##### PROVIDED RECORDS

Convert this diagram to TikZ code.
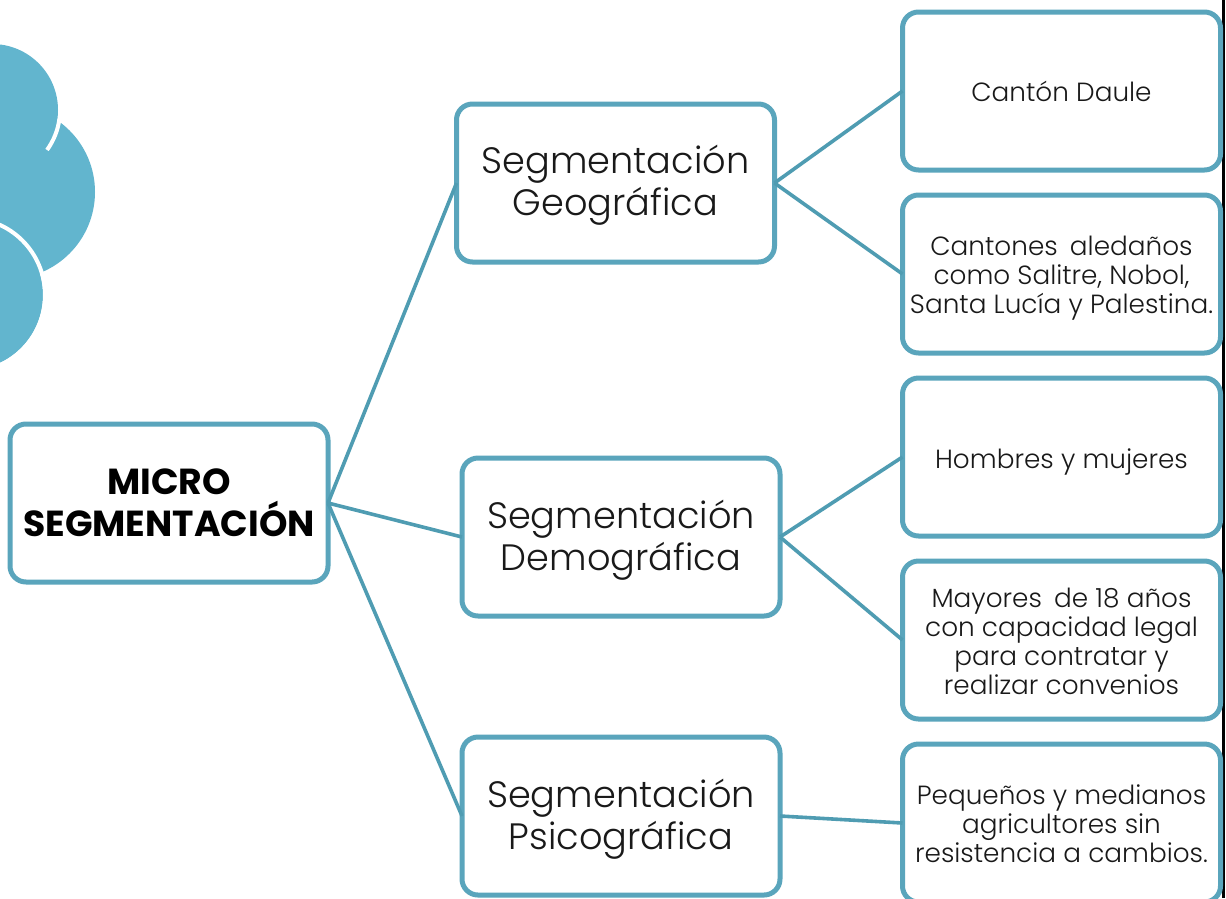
\documentclass[tikz,border=0pt]{standalone}
\usepackage{fontspec}
\setmainfont{Poppins Light}[BoldFont={Poppins Bold}]
\definecolor{edge}{HTML}{5AA5BC}
\definecolor{linkc}{HTML}{4F9CB2}
\definecolor{cloud}{HTML}{62B5CE}
\newcommand{\dnby}[2]{\raisebox{-#1}[\height][\depth]{#2}}
\tikzset{
  box/.style={draw=edge,line width=5pt,rounded corners=16pt,fill=white,minimum width=318pt,minimum height=158pt,outer sep=0pt,inner sep=0pt,align=center,text=black!90},
  head/.style={box,font=\fontsize{36.7}{42}\selectfont},
  leaf/.style={box,font=\fontsize{26.3}{29}\selectfont},
  rootbox/.style={box,text=black,font=\fontsize{36.2}{42}\selectfont\bfseries},
  link/.style={draw=linkc,line width=3.6pt}
}
\begin{document}
\begin{tikzpicture}[x=1pt,y=-1pt]
\useasboundingbox (0,0) rectangle (1226,898);
\clip (0,0) rectangle (1226,898);
\fill[white] (0,0) rectangle (1226,898);
\fill[cloud] (8,192) circle (87);
\fill[cloud] (-8,110) circle (66);
\draw[white,line width=4pt] (-8,110) ++(8:68) arc (8:36:68);
\fill[cloud] (-32,295) circle (75);
\draw[white,line width=4pt] (-32,295) circle (77);
\draw[black,line width=2.5pt] (1223.5,0) -- (1223.5,898);
\node[rootbox] (root) at (169,503) {MICRO\\SEGMENTACIÓN};
\node[head] (geo) at (615.5,183) {\dnby{2pt}{Segmentación}\\\dnby{2pt}{Geográfica}};
\node[head] (dem) at (621,537) {\dnby{3pt}{Segmentación}\\\dnby{3pt}{Demográfica}};
\node[head] (psi) at (621,816) {\dnby{3pt}{Segmentación}\\\dnby{3pt}{Psicográfica}};
\node[leaf] (a) at (1061.5,91) {Cantón Daule};
\node[leaf] (b) at (1061.5,274) {\dnby{4pt}{Cantones\hspace{5pt} aledaños}\\\dnby{4pt}{como Salitre, Nobol,}\\\dnby{4pt}{Santa Lucía y Palestina.}};
\node[leaf] (c) at (1061.5,457) {\dnby{5pt}{Hombres y mujeres}};
\node[leaf] (d) at (1061.5,640) {\dnby{1.5pt}{Mayores\hspace{5pt} de 18 años}\\\dnby{1.5pt}{con capacidad legal}\\\dnby{1.5pt}{para contratar y}\\\dnby{1.5pt}{realizar convenios}};
\node[leaf] (e) at (1061.5,823) {\dnby{1pt}{Pequeños y medianos}\\\dnby{1pt}{agricultores sin}\\\dnby{1pt}{resistencia a cambios.}};
\draw[link] (root.east) -- (geo.west);
\draw[link] (root.east) -- (dem.west);
\draw[link] (root.east) -- (psi.west);
\draw[link] (geo.east) -- (a.west);
\draw[link] (geo.east) -- (b.west);
\draw[link] (dem.east) -- (c.west);
\draw[link] (dem.east) -- (d.west);
\draw[link] (psi.east) -- (e.west);
\end{tikzpicture}
\end{document}
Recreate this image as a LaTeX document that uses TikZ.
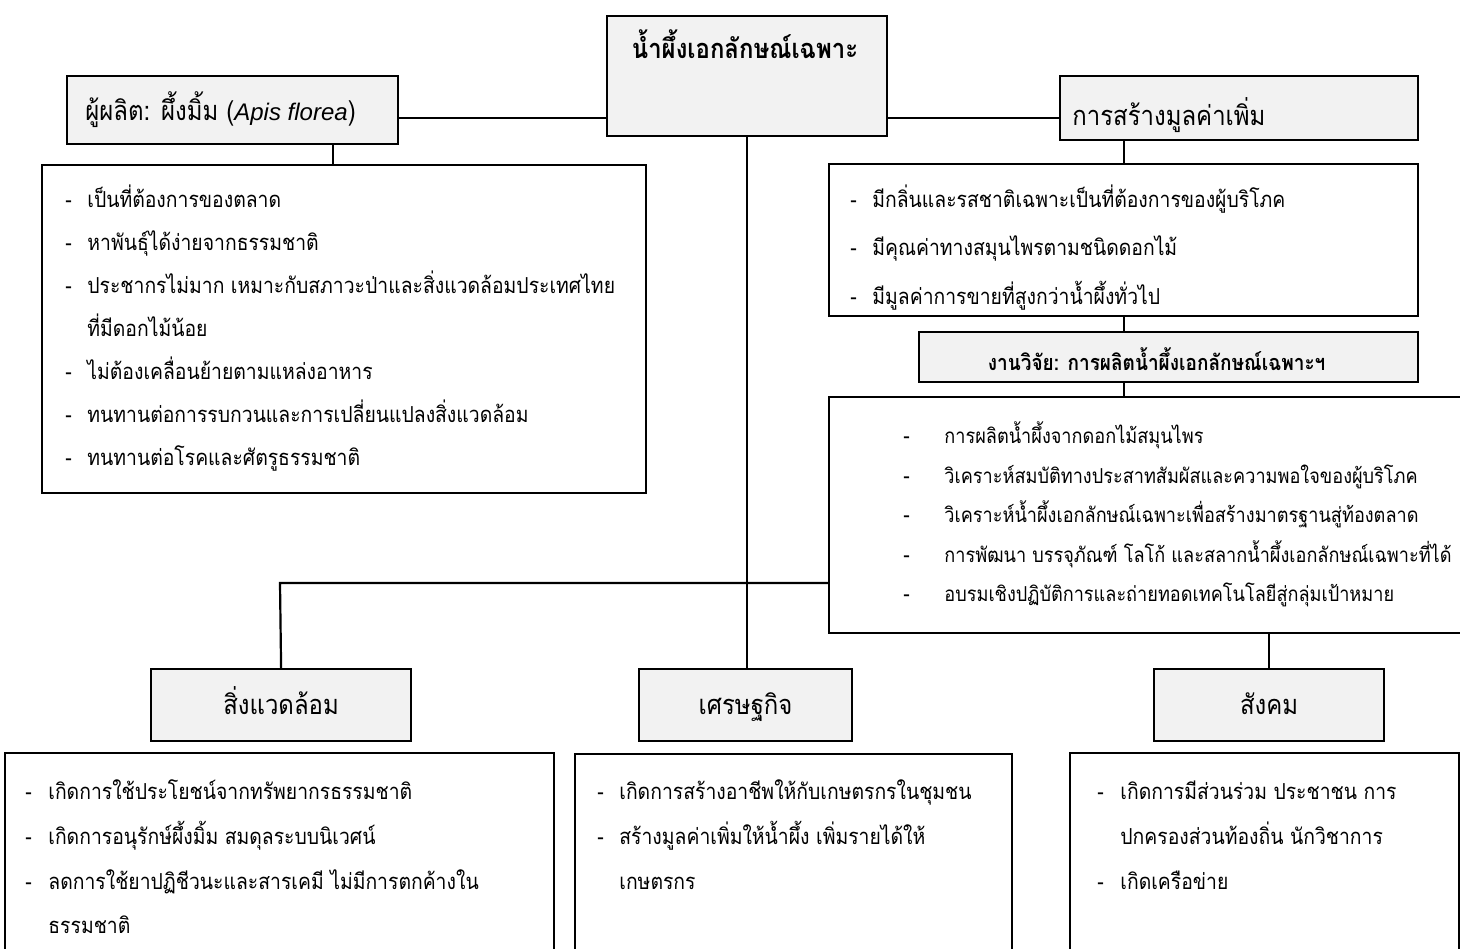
\documentclass[tikz,border=0pt]{standalone}
\usepackage{fontspec}
\setmainfont[Script=Thai]{Loma}
\newfontfamily\thainarrow[Script=Thai, FakeStretch=0.88]{Loma}
\newfontfamily\latinsans{Liberation Sans}
\usetikzlibrary{positioning}
\definecolor{boxgray}{HTML}{F2F2F2}
\tikzset{
  frame/.style={draw, line width=1.1pt, anchor=north west, inner sep=0pt},
  greybox/.style={frame, fill=boxgray},
  link/.style={line width=1.1pt},
  itemtext/.style={anchor=base west, inner sep=0pt, font=\thainarrow\fontsize{11}{13}\selectfont},
  headtext/.style={inner sep=0pt, font=\thainarrow\fontsize{13.6}{16}\selectfont},
  sidehead/.style={greybox, minimum height=36pt, text height=11pt, text depth=2pt, font=\thainarrow\fontsize{13.6}{16}\selectfont},
}
\begin{document}
\begin{tikzpicture}[x=0.5pt, y=-0.5pt]
\useasboundingbox (0,0) rectangle (1460,948);
% Top box
\node[greybox, minimum width=140pt, minimum height=60pt] (top) at (606,15) {};
\node[headtext, anchor=base, font=\thainarrow\fontsize{13.6}{16}\selectfont\bfseries] (toptitle) at (745,58) {น้ำผึ้งเอกลักษณ์เฉพาะ};
% Producer and added value
\node[greybox, minimum width=165.5pt, minimum height=34pt] (prod) at (66,75) {};
\node[headtext, anchor=base west] (prodtext) at (85,120) {ผู้ผลิต: ผึ้งมิ้ม ({\latinsans\fontsize{12}{14}\selectfont\itshape Apis florea})};
\node[greybox, minimum width=179pt, minimum height=32pt] (value) at (1059,75) {};
\node[headtext, anchor=base west] (valuetext) at (1072,125) {การสร้างมูลค่าเพิ่ม};
\coordinate (hub) at (745,118);
\draw[link] (prod.east |- hub) -- (top.west |- hub);
\draw[link] (top.east |- hub) -- (value.west |- hub);
% Producer list
\node[frame, minimum width=302pt, minimum height=164pt] (prodlist) at (41,164) {};
\coordinate (prodjoin) at (333,143);
\draw[link] (prodjoin) -- (prodjoin |- prodlist.north);
\foreach \y/\d/\t [count=\i] in {
  207/-/เป็นที่ต้องการของตลาด,
  250/-/หาพันธุ์ได้ง่ายจากธรรมชาติ,
  293/-/ประชากรไม่มาก เหมาะกับสภาวะป่าและสิ่งแวดล้อมประเทศไทย,
  336//ที่มีดอกไม้น้อย,
  379/-/ไม่ต้องเคลื่อนย้ายตามแหล่งอาหาร,
  422/-/ทนทานต่อการรบกวนและการเปลี่ยนแปลงสิ่งแวดล้อม,
  465/-/ทนทานต่อโรคและศัตรูธรรมชาติ}
{
  \node[itemtext] (pd\i) at (65,\y) {\d};
  \node[itemtext] (pt\i) at (87,\y) {\t};
}
% Added value list
\node[frame, minimum width=294.5pt, minimum height=76pt] (valuelist) at (828,163) {};
\draw[link] (valuelist.north) -- (valuelist.north |- value.south);
\foreach \y/\t [count=\i] in {
  207/มีกลิ่นและรสชาติเฉพาะเป็นที่ต้องการของผู้บริโภค,
  255/มีคุณค่าทางสมุนไพรตามชนิดดอกไม้,
  304/มีมูลค่าการขายที่สูงกว่าน้ำผึ้งทั่วไป}
{
  \node[itemtext] (vd\i) at (850,\y) {-};
  \node[itemtext] (vt\i) at (872,\y) {\t};
}
% Research
\node[greybox, minimum width=249.5pt, minimum height=25pt, text height=14pt, text depth=1pt,
  font=\thainarrow\fontsize{10.8}{12}\selectfont\bfseries] (restitle) at (918,331) {งานวิจัย: การผลิตน้ำผึ้งเอกลักษณ์เฉพาะฯ\hspace*{12pt}};
\draw[link] (valuelist.south) -- (valuelist.south |- restitle.north);
\node[frame, minimum width=325pt, minimum height=118pt] (reslist) at (828,396) {};
\draw[link] (restitle.south -| valuelist.south) -- (reslist.north -| valuelist.south);
\foreach \y/\t [count=\i] in {
  443/การผลิตน้ำผึ้งจากดอกไม้สมุนไพร,
  483/วิเคราะห์สมบัติทางประสาทสัมผัสและความพอใจของผู้บริโภค,
  522/วิเคราะห์น้ำผึ้งเอกลักษณ์เฉพาะเพื่อสร้างมาตรฐานสู่ท้องตลาด,
  562/การพัฒนา บรรจุภัณฑ์ โลโก้ และสลากน้ำผึ้งเอกลักษณ์เฉพาะที่ได้,
  601/อบรมเชิงปฏิบัติการและถ่ายทอดเทคโนโลยีสู่กลุ่มเป้าหมาย}
{
  \node[itemtext] (rd\i) at (903,\y) {-};
  \node[itemtext, font=\thainarrow\fontsize{10.3}{12}\selectfont] (rt\i) at (944,\y) {\t};
}
% Outcomes
\node[sidehead, minimum width=130pt] (env) at (150,668) {สิ่งแวดล้อม};
\node[sidehead, minimum width=106.5pt] (econ) at (638,668) {เศรษฐกิจ};
\node[sidehead, minimum width=115pt] (social) at (1153,668) {สังคม};
\draw[link] (top.south) -- (top.south |- econ.north);
\coordinate (fork) at (280,583);
\draw[link] (fork -| reslist.west) -- (fork) -- (env.north);
\draw[link] (social.north) -- (social.north |- reslist.south);
\node[frame, minimum width=274.5pt, minimum height=110pt] (envlist) at (4,752) {};
\node[frame, minimum width=218.5pt, minimum height=110pt] (econlist) at (574,753) {};
\node[frame, minimum width=194.5pt, minimum height=110pt] (soclist) at (1069,752) {};
\foreach \y/\d/\t [count=\i] in {
  799/-/เกิดการใช้ประโยชน์จากทรัพยากรธรรมชาติ,
  844/-/เกิดการอนุรักษ์ผึ้งมิ้ม สมดุลระบบนิเวศน์,
  889/-/ลดการใช้ยาปฏิชีวนะและสารเคมี ไม่มีการตกค้างใน,
  933//ธรรมชาติ}
{
  \node[itemtext] (ed\i) at (25,\y) {\d};
  \node[itemtext] (et\i) at (48,\y) {\t};
}
\foreach \y/\d/\t [count=\i] in {
  799/-/เกิดการสร้างอาชีพให้กับเกษตรกรในชุมชน,
  844/-/สร้างมูลค่าเพิ่มให้น้ำผึ้ง เพิ่มรายได้ให้,
  889//เกษตรกร}
{
  \node[itemtext] (cd\i) at (597,\y) {\d};
  \node[itemtext] (ct\i) at (619,\y) {\t};
}
\foreach \y/\d/\t [count=\i] in {
  799/-/เกิดการมีส่วนร่วม ประชาชน การ,
  844//ปกครองส่วนท้องถิ่น นักวิชาการ,
  889/-/เกิดเครือข่าย}
{
  \node[itemtext] (sd\i) at (1097,\y) {\d};
  \node[itemtext] (st\i) at (1120,\y) {\t};
}
\end{tikzpicture}
\end{document}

##########

● **TASK STATEMENT**
Find the word "this" in the entries above and gather every line that holds it.

● **THE SOLUTION**
Convert this diagram to TikZ code.
Recreate this image as a LaTeX document that uses TikZ.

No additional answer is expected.